Following query() on the cuDataFrame hits 2-3% GPU utilization. I am interested in running multiple such queries in parallel.
Is there a way to run 10-20 such queries on the same dataframe in parallel using cuDF?
NUM_ELEMENTS = 100000
df = cudf.DataFrame()
df['value1'] = cp.random.sample(NUM_ELEMENTS)
df['value2'] = cp.random.sample(NUM_ELEMENTS)
df['value3'] = cp.random.sample(NUM_ELEMENTS)
c1 = np.random.random()
c2 = np.random.random()
c3 = np.random.random()
res = df.query('((value1 < @c1) & (value2 > @c2) & (value3 < @c3))')

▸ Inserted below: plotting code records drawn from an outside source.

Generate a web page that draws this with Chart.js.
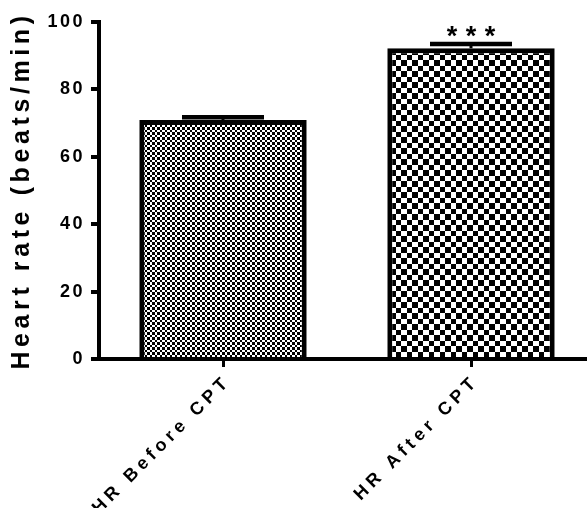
<!DOCTYPE html>
<html>
<head>
<meta charset="utf-8">
<script src="https://cdn.jsdelivr.net/npm/chart.js@4.4.1/dist/chart.umd.min.js"></script>
<style>
  html, body { margin: 0; padding: 0; background: #ffffff; overflow: hidden; }
  #wrap { width: 600px; height: 508px; position: relative; }
</style>
</head>
<body>
<div id="wrap"><canvas id="c"></canvas></div>
<script>
// ---- data ----
const categories = ['HR Before CPT', 'HR After CPT'];
const meanValues = [70.9, 92.2];
const semValues = [0.8, 1.3];
const significance = ['', '***'];
const yTickValues = [0, 20, 40, 60, 80, 100];
const yAxisTitle = 'Heart rate (beats/min)';

const FONT = "'Liberation Sans', Arial, Helvetica, sans-serif";

function checkerPattern(sizes) {
  const period = sizes.reduce((a, b) => a + b, 0);
  const tile = document.createElement('canvas');
  tile.width = period * 2; tile.height = period * 2;
  const t = tile.getContext('2d');
  t.fillStyle = '#ffffff'; t.fillRect(0, 0, tile.width, tile.height);
  t.fillStyle = '#000000';
  const edges = [];
  let p = 0;
  for (let r = 0; r < 2; r++) for (const s of sizes) { edges.push([p, s]); p += s; }
  edges.forEach(([yy, hh], i) => {
    edges.forEach(([xx, ww], j) => {
      if ((i + j) % 2 === 0) t.fillRect(xx, yy, ww, hh);
    });
  });
  return document.getElementById('c').getContext('2d').createPattern(tile, 'repeat');
}

const fills = [checkerPattern([2, 3]), checkerPattern([5, 6])];

function withSpacing(scale, name, sp) {
  const key = '__w_' + name;
  if (scale[key]) return;
  const orig = scale[name];
  scale[name] = function () {
    const c = this.ctx;
    const prevSp = c.letterSpacing;
    c.font = '1px monospace';   // force the next font assignment to be re-resolved
    c.letterSpacing = sp;
    try { return orig.apply(this, arguments); } finally { c.font = '1px monospace'; c.letterSpacing = prevSp; }
  };
  scale[key] = true;
}

const spacingPlugin = {
  id: 'spacing',
  beforeDraw(chart) {
    withSpacing(chart.scales.y, 'drawLabels', '2.5px');
    withSpacing(chart.scales.y, 'drawTitle', '4.6px');
    withSpacing(chart.scales.x, 'drawLabels', '4.5px');
  }
};

const errorBarPlugin = {
  id: 'errorBars',
  afterDatasetsDraw(chart) {
    const ctx = chart.ctx;
    const meta = chart.getDatasetMeta(0);
    const y = chart.scales.y;
    ctx.save();
    ctx.strokeStyle = '#000000';
    ctx.fillStyle = '#000000';
    meta.data.forEach((bar, i) => {
      const top = y.getPixelForValue(meanValues[i] + semValues[i]);
      const base = y.getPixelForValue(meanValues[i]);
      const cx = bar.x;
      ctx.lineWidth = 3;
      ctx.beginPath(); ctx.moveTo(cx, base); ctx.lineTo(cx, top); ctx.stroke();
      ctx.lineWidth = 4.5;
      ctx.beginPath(); ctx.moveTo(cx - 41, top); ctx.lineTo(cx + 41, top); ctx.stroke();
      if (significance[i]) {
        ctx.font = '1px monospace';
        ctx.letterSpacing = '8.5px';
        ctx.font = 'bold 27px ' + FONT;
        ctx.textAlign = 'center';
        ctx.textBaseline = 'alphabetic';
        ctx.fillText(significance[i], cx + 4.25, top + 1.5);
      }
    });
    ctx.restore();
  }
};

new Chart(document.getElementById('c'), {
  type: 'bar',
  data: {
    labels: categories,
    datasets: [{
      data: meanValues,
      backgroundColor: fills,
      borderColor: '#000000',
      borderWidth: 5,
      borderSkipped: 'start',
      barPercentage: 0.675,
      categoryPercentage: 1.0,
      inflateAmount: 0
    }]
  },
  options: {
    responsive: true,
    maintainAspectRatio: false,
    animation: false,
    devicePixelRatio: 1,
    layout: { padding: { top: 22, right: 5, left: 0, bottom: 0 } },
    plugins: { legend: { display: false }, tooltip: { enabled: false } },
    scales: {
      x: {
        grid: { display: true, drawOnChartArea: false, offset: false, tickLength: 8, lineWidth: 3, color: '#000000' },
        border: { display: true, width: 4, color: '#000000' },
        ticks: {
          minRotation: 45, maxRotation: 45, padding: 4, labelOffset: 5,
          color: '#000000',
          font: { family: FONT, size: 18, weight: 'bold' }
        },
        afterFit(scale) { scale.height = 149; }
      },
      y: {
        min: 0, max: 100,
        afterBuildTicks(scale) { scale.ticks = yTickValues.map(v => ({ value: v })); },
        grid: { display: true, drawOnChartArea: false, tickLength: 8, lineWidth: 4, color: '#000000' },
        border: { display: true, width: 4, color: '#000000' },
        ticks: {
          padding: 6,
          color: '#000000',
          font: { family: FONT, size: 18, weight: 'bold' }
        },
        title: {
          display: true,
          text: yAxisTitle,
          color: '#000000',
          padding: { top: 7, bottom: 0 },
          font: { family: FONT, size: 25, weight: 'bold' }
        },
        afterFit(scale) { scale.width = 99; }
      }
    }
  },
  plugins: [spacingPlugin, errorBarPlugin]
});
</script>
</body>
</html>
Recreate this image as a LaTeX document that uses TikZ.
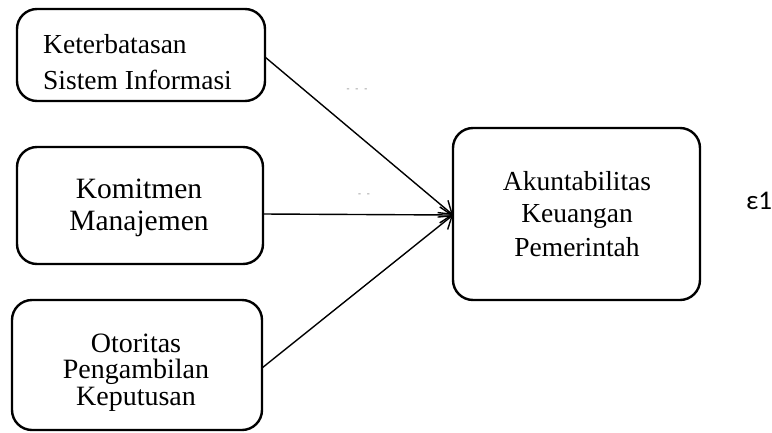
\documentclass[tikz,border=0pt]{standalone}
\usepackage{fontspec}
\setmainfont{Liberation Serif}
\newfontfamily\epsfont{Carlito}
\usetikzlibrary{arrows.meta}
\begin{document}
\begin{tikzpicture}[x=1pt,y=-1pt,
  box/.style={draw, line width=2.4pt, rounded corners=20pt, inner sep=0pt, outer sep=0pt},
  lbl/.style={inner sep=0pt, anchor=base},
  conn/.style={line width=1.4pt, -{Straight Barb[length=12pt,width=16pt,line width=1.4pt]}},
  dots/.style={inner sep=0pt, text=gray, font=\fontsize{9}{9}\selectfont}]
\fill[white] (0,0) rectangle (772,432);
\useasboundingbox (0,0) rectangle (772,432);
\clip (0,0) rectangle (772,432);

\node[box, minimum width=248pt, minimum height=92pt] (b1) at (141,55) {};
\node[box, minimum width=246pt, minimum height=117pt] (b2) at (140,205.5) {};
\node[box, minimum width=250pt, minimum height=130pt] (b3) at (137,365) {};
\node[box, minimum width=247pt, minimum height=172pt] (b4) at (576.5,214) {};

\begin{scope}[font=\fontsize{27.5}{27.5}\selectfont]
\node[lbl, anchor=base west] (t1a) at (43,53) {Keterbatasan};
\node[lbl, anchor=base west] (t1b) at (43,89) {Sistem Informasi};
\end{scope}
\begin{scope}[font=\fontsize{29.5}{29.5}\selectfont]
\node[lbl] (t2a) at (139,198) {Komitmen};
\node[lbl] (t2b) at (139,230) {Manajemen};
\end{scope}
\begin{scope}[font=\fontsize{28}{28}\selectfont]
\node[lbl] (t3a) at (136,352) {Otoritas};
\node[lbl] (t3b) at (136,378) {Pengambilan};
\node[lbl] (t3c) at (136,405) {Keputusan};
\end{scope}
\begin{scope}[font=\fontsize{27.5}{27.5}\selectfont]
\node[lbl] (t4a) at (577,190) {Akuntabilitas};
\node[lbl] (t4b) at (577,222) {Keuangan};
\node[lbl] (t4c) at (577,256) {Pemerintah};
\end{scope}

\node[inner sep=0pt, font=\epsfont\fontsize{27}{27}\selectfont] (eps) at (759,201) {ε1};

\node[dots] (d1) at (357,90) {-\hspace{6pt}-\hspace{6pt}-};
\node[dots] (d2) at (364,195) {-\hspace{6pt}-};

\draw[conn] ([yshift=-2pt]b1.east) -- ([yshift=-1pt]b4.west);
\draw[conn] ([yshift=-8.5pt]b2.east) -- ([yshift=-1pt]b4.west);
\draw[conn] ([yshift=-3pt]b3.east) -- ([yshift=-1pt]b4.west);
\end{tikzpicture}
\end{document}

I had to look up cuDF, hadn’t heard of it before. Best I can tell, this product is neither provided nor supported by NVIDIA.
The authors / the vendor of cuDF should be able to answer your question. Have you tried their support channel (I am assuming some sort of forum or mailing list)?
[Later:] This open-source project appears to be hosted on GitHub: GitHub - rapidsai/cudf: cuDF - GPU DataFrame Library . While I see hundreds of issues filed, I don’t see a general support venue linked, but I only took a cursory look.
cuDF is part of RAPIDS
Yes, its possible to run multiple cuDF activities at the same time. One method that RAPIDS employs to do this is via DASK.